:: Task prompt ::
Retype only the lines running from the line that contains "Output the Python" to the line that contains "from matplotlib.patches import Patch", inclusive, and leave the pictures behind.

:: Provided records ::
------------

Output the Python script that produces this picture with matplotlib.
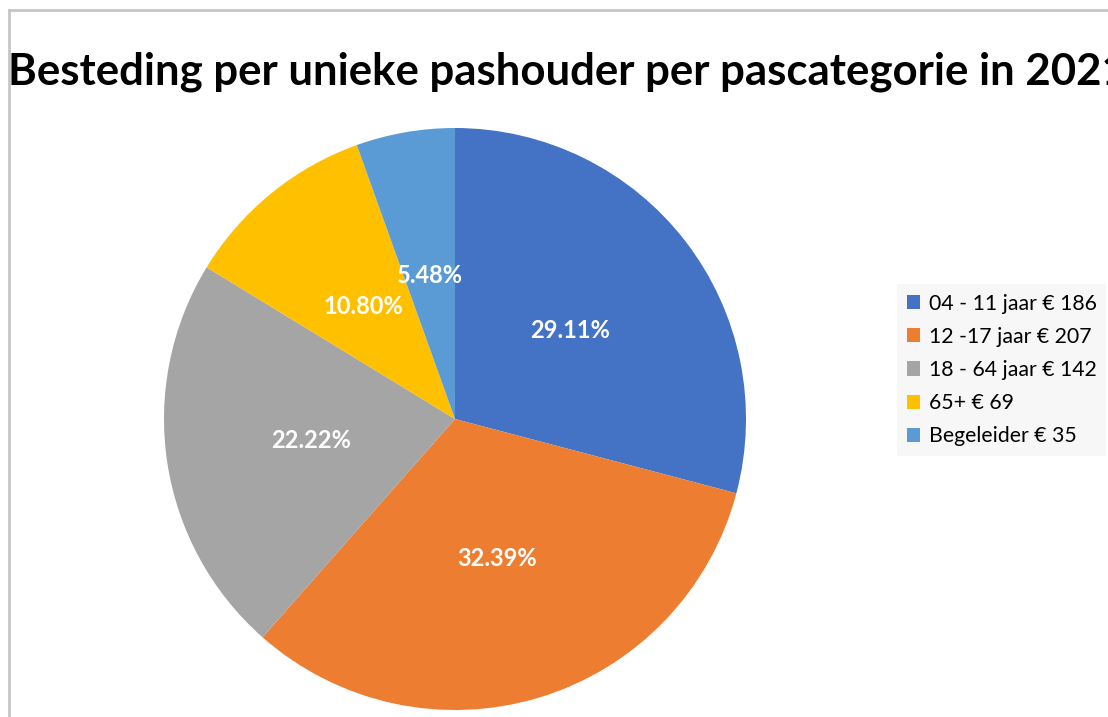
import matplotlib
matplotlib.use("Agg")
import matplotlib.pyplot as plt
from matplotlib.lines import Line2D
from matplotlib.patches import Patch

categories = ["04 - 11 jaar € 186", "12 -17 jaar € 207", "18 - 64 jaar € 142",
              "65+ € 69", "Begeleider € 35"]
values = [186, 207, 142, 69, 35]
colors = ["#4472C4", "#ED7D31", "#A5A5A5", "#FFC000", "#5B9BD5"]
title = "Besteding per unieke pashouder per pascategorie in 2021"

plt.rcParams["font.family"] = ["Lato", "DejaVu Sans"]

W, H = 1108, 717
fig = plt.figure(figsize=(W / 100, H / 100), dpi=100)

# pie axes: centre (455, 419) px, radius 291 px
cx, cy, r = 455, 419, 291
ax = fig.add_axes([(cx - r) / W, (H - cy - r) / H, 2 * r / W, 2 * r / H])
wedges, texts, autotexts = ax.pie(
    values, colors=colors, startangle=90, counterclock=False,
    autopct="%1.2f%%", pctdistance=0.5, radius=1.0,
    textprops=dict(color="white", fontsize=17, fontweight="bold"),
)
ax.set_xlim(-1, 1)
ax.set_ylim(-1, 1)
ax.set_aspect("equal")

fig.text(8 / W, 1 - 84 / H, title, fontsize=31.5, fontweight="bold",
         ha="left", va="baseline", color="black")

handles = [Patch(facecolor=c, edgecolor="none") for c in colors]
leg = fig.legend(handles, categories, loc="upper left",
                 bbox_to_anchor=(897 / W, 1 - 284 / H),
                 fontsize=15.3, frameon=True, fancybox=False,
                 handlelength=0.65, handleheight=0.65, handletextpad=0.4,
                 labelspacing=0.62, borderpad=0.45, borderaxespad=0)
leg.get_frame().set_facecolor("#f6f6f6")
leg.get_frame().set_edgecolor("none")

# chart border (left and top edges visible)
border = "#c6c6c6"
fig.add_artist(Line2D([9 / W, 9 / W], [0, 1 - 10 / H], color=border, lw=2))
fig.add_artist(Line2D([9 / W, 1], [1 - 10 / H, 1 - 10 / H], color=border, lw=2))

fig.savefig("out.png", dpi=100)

------------

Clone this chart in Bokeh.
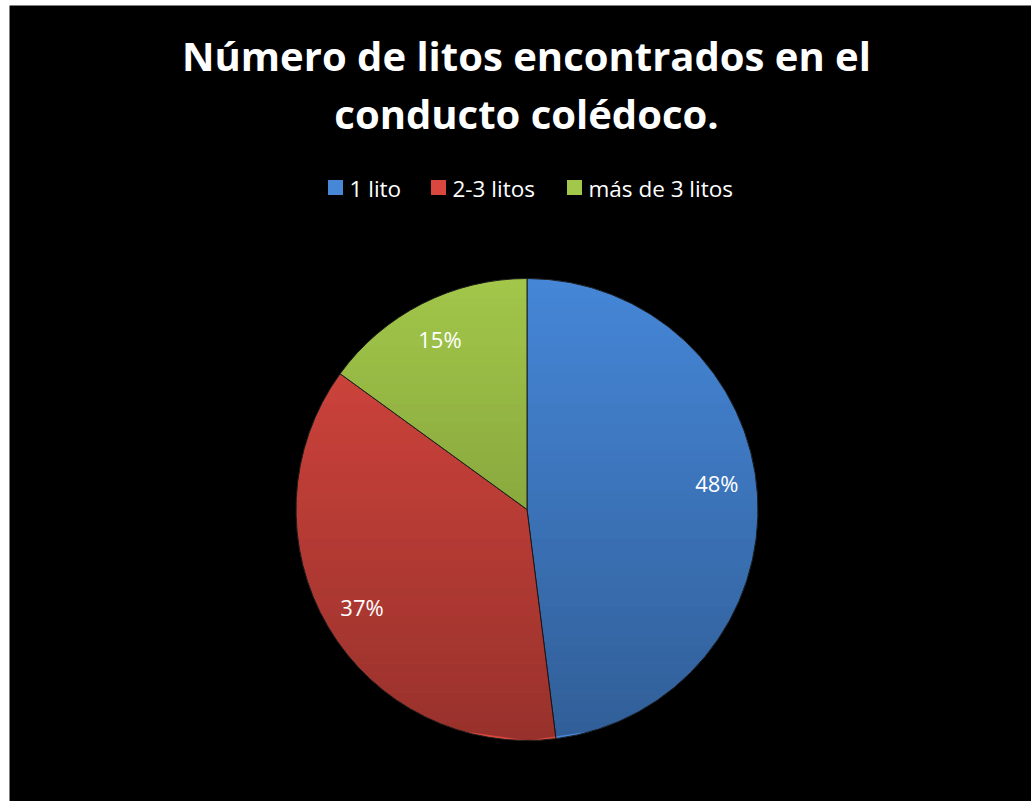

------------

:: Problem solution ::
Output the Python script that produces this picture with matplotlib.
import matplotlib
matplotlib.use("Agg")
import matplotlib.pyplot as plt
from matplotlib.lines import Line2D
from matplotlib.patches import Patch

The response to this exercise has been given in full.